All in all, the chocolate salsa had a very nice complexity to it!!! You could taste the chocolate and experience the crunch of the toffee and peanuts (which actually mystified many people, surprisingly), then you sensed the lime, then the spices. I was very happy w/ the way it turned out. The response was very good too--everyone seemed to really enjoy it. It didn't win or even place, but the positive response was enough. I had a lot of people say that they "just kept eating it and then had to stop themselves," which to me was just as good as winning. Mission #1 accomplished! I have some left, which means it'll be recycled into a lovely topping for cupcakes or brownies!!! Oh man that's gonna be GOOD.
2. Whiskey Caramel Fruit Salsa
Whiskey Caramel Glaze
• 1 container caramel apple dip (I had this left from a party and I was dying to get rid of it)
• heavy cream (you'll only use a few ounces)
• corn syrup (again, a few ounces)
• Jack Daniels Tennessee Whiskey (approx 1/2 cup)
• Heath Toffee Bits (no chocolate--just the toffee. approx 3/4-1 cup)
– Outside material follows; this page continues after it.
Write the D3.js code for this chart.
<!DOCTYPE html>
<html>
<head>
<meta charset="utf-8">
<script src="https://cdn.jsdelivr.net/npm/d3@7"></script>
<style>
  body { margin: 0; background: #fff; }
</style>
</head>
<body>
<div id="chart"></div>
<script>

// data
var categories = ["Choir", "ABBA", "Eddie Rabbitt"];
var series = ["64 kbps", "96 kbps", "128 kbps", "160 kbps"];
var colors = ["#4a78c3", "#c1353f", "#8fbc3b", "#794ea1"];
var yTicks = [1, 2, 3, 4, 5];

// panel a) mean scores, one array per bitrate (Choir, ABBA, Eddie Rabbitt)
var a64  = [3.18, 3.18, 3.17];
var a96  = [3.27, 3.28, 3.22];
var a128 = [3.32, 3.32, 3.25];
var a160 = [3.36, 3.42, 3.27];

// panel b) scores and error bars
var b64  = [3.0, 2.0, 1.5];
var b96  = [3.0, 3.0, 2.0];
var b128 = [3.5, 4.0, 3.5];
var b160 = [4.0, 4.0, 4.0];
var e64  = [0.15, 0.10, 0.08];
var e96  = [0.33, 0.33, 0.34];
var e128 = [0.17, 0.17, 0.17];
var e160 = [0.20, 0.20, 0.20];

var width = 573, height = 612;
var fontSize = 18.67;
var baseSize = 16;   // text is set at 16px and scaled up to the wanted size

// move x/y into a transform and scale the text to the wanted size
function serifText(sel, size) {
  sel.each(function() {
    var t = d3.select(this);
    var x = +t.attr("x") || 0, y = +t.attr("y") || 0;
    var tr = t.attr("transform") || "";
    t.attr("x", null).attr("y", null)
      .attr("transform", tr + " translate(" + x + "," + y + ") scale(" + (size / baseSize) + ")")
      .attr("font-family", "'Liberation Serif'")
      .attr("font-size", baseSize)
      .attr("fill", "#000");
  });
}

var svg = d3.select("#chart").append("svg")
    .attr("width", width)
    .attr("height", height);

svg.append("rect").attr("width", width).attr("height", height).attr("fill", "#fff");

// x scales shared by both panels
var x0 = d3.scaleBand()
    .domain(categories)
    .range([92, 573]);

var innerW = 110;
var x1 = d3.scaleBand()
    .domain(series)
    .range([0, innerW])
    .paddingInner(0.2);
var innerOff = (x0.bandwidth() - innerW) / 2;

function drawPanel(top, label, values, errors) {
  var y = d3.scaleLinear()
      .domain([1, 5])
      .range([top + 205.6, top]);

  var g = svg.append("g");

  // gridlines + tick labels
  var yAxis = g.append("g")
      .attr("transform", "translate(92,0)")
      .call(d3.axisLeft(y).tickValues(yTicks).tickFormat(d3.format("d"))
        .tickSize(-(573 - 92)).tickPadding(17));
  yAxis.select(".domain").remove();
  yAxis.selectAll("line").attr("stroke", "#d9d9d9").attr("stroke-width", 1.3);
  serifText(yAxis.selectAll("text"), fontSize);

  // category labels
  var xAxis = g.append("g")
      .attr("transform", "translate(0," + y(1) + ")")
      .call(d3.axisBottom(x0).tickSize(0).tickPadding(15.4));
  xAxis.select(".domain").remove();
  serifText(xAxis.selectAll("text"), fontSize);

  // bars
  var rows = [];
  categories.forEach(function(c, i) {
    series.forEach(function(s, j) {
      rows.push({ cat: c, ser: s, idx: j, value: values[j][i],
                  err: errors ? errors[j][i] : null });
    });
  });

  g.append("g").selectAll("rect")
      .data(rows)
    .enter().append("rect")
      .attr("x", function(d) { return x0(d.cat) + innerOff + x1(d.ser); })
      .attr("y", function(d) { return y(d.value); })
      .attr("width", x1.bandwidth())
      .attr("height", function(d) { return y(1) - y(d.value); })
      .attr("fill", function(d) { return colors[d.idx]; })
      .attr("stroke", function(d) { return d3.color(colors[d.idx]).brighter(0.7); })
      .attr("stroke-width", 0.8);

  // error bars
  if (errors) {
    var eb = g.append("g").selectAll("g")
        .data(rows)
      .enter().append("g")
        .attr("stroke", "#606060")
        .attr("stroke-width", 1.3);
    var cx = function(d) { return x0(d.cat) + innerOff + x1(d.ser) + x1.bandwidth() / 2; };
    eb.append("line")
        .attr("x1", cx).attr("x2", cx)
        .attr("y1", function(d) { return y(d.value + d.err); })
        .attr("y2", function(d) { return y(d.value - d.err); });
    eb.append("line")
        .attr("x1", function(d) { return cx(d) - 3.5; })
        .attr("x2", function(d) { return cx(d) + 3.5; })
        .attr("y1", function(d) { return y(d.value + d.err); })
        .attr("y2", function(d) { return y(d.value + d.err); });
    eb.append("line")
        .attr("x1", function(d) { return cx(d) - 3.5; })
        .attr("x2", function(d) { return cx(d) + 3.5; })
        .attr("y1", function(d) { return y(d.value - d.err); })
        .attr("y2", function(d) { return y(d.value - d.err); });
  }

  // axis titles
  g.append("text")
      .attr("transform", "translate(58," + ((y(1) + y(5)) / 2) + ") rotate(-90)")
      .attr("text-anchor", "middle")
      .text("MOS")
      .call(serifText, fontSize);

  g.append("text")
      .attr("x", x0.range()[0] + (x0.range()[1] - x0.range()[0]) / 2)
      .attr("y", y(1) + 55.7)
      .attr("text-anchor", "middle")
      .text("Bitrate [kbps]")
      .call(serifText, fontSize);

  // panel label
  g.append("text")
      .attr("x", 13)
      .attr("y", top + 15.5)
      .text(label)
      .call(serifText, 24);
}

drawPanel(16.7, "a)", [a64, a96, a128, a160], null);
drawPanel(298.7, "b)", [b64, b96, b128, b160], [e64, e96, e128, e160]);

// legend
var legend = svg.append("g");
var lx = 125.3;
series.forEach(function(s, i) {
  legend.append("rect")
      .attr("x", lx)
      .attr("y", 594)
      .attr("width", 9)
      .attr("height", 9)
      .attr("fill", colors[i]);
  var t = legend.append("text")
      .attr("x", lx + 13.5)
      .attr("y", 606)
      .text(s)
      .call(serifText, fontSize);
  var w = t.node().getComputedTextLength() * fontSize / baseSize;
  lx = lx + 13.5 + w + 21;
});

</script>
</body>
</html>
First, I heated the caramel and added a little corn syrup. The corn syrup was to help thin it out, but maintain a sugary-glaze quality. Perhaps I didn't even need the corn syrup--i have no clue. It seemed like a good idea. But anyway, I probably added about 2 ounces. Then I added 3-4 ounces of heavy cream, also to help thin it out and make it a creamier caramel than what already existed. After that was all mixed together, I added Jack Daniels. You need to stir constantly (i found using a whisk most helpful instead of a spoon), b/c the cream tends to separate a bit when adding the Jack. I added enough Jack to taste, which probably was around 1/2 cup. You can add as much as you like--I find that the flavor of Whiskey is a nice addition to the creamy, sugary caramel. It adds a unique punch, especially when mixed with the fruit. Overall, you want to add enough corn syrup, heavy cream, and Jack Daniels to turn the caramel to a medium-thick liquid consistency so it doesn't congeal to a big nasty glob, especially when added to the fruit.
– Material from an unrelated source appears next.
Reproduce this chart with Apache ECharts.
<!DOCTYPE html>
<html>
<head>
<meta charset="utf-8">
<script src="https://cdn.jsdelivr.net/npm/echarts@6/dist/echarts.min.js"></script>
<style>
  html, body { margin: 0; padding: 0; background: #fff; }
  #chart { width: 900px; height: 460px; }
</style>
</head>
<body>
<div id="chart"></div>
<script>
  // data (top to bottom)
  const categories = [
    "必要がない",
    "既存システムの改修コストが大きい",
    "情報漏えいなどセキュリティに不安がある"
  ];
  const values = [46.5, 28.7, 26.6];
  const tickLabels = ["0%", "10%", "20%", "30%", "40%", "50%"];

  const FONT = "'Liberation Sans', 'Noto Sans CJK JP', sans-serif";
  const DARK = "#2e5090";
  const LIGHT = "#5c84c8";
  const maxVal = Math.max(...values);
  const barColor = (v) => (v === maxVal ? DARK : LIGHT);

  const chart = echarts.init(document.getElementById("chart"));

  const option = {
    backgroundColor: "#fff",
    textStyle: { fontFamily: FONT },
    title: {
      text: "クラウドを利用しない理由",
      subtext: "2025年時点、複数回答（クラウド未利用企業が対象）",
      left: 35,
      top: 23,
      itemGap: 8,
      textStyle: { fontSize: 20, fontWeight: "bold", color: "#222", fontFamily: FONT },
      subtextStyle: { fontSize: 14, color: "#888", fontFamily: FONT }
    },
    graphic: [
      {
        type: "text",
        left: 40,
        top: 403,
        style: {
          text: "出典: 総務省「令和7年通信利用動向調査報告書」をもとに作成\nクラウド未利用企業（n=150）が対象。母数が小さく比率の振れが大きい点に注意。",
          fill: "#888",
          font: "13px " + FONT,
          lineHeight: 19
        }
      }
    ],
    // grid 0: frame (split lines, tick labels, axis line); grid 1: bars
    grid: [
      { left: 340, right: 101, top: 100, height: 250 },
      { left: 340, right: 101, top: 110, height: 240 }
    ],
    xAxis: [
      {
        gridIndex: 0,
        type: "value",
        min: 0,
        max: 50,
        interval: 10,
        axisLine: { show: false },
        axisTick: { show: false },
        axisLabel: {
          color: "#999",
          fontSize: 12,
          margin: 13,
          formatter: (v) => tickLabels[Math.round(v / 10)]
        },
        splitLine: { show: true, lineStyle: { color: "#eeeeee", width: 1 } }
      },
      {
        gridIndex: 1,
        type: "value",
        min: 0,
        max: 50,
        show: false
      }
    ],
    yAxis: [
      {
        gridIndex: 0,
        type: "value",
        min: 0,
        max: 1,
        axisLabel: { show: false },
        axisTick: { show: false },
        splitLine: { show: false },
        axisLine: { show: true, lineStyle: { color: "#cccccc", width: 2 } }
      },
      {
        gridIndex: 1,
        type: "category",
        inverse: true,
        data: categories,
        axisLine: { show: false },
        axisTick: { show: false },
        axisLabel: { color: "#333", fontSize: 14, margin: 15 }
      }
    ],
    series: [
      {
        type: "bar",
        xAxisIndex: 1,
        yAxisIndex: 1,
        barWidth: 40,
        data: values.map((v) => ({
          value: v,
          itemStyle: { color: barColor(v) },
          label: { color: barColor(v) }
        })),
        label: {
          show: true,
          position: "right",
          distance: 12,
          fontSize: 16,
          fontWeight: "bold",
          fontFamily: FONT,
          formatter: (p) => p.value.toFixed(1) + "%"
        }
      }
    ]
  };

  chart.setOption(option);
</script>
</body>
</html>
So that was my adventure in Dessert Salsa creation. Sounds exciting, no? The overall process went pretty quickly so if time is a concern, I'd say 1 recipe will take you around an hour or less--it all depends on your kitchen skills.
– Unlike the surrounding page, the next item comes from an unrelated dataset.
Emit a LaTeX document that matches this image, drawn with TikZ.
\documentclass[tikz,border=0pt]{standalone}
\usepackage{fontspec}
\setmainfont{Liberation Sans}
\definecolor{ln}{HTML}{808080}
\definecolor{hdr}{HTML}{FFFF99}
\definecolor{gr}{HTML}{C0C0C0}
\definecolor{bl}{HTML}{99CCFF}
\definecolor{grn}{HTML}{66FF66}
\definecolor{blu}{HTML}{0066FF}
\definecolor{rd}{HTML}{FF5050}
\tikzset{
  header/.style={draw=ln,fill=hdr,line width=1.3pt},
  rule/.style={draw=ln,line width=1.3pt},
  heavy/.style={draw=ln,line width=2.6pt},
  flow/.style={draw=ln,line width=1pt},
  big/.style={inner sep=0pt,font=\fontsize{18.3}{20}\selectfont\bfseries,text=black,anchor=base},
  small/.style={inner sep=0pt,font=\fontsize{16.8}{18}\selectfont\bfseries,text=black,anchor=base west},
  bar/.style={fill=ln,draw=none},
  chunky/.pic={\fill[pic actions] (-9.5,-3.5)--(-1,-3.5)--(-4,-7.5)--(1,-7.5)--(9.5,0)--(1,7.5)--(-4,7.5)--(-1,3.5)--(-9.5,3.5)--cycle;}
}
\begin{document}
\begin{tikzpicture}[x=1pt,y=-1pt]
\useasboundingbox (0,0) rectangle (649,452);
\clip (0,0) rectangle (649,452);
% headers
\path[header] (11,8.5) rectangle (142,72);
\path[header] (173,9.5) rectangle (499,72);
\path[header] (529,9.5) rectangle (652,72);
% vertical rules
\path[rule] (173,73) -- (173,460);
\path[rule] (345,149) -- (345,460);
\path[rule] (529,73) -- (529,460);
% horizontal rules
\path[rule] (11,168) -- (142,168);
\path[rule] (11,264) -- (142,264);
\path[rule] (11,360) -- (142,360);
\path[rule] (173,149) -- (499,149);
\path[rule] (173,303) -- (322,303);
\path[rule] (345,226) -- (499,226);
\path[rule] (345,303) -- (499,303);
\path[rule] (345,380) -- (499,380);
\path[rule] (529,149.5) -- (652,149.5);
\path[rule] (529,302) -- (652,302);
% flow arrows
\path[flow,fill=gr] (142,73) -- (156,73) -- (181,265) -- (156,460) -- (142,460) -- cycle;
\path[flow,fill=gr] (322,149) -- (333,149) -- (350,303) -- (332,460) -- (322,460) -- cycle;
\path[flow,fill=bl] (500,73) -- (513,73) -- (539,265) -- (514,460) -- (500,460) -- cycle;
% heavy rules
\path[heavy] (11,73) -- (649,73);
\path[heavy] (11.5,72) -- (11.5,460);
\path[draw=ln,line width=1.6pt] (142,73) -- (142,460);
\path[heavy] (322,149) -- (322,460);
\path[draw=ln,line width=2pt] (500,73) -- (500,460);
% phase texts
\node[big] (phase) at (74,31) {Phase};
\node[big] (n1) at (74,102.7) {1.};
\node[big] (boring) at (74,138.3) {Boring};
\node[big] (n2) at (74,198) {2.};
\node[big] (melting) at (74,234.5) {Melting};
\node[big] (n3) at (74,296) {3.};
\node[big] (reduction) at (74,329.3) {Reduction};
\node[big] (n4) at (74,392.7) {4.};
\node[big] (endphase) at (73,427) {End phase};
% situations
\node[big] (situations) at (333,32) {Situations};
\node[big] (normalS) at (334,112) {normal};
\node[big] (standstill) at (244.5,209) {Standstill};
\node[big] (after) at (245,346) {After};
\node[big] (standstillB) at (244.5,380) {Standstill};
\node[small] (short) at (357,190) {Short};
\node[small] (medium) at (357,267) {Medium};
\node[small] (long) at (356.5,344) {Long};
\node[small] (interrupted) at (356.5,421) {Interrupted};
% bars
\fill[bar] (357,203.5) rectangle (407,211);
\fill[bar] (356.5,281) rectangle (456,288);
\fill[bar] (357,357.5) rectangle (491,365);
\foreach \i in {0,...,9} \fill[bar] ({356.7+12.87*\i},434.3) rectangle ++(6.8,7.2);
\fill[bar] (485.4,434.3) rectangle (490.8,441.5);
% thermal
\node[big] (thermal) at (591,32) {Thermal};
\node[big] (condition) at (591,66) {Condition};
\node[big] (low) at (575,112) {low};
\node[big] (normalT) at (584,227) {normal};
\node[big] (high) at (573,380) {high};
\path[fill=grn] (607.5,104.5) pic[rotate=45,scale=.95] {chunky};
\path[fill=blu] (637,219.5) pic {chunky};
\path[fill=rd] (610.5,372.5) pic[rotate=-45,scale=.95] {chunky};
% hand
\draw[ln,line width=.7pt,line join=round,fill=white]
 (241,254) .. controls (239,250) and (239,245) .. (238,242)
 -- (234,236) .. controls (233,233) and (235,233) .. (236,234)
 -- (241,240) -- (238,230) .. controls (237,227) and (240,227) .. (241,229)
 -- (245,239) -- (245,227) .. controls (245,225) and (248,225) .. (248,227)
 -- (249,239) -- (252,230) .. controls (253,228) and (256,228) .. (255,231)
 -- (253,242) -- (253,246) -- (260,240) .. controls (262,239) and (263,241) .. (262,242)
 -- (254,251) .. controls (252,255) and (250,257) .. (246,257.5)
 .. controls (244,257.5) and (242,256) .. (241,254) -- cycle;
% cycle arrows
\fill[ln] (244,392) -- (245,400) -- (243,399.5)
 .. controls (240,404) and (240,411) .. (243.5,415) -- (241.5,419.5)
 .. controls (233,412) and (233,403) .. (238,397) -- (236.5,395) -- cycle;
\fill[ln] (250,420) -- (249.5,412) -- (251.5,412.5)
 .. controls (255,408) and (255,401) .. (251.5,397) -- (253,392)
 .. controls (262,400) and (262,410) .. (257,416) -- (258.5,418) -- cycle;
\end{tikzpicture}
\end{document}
If you're making these recipes ahead of time, I recommend keeping the caramel glaze separate from the fruit until the very last minute. B/c of refrigeration, the caramel will congeal so you'll have to heat it for a little bit to get it to thin back out. Can you imagine how gross that would be if the fruit were mixed in?? Heating the fruit w/ the caramel mixture??? Igh. I imagine it'd be kind of gross. Once the caramel is thinned out and added to the fruit though, it won't re-glob-ify as long as it doesn't experience any super cold temperatures.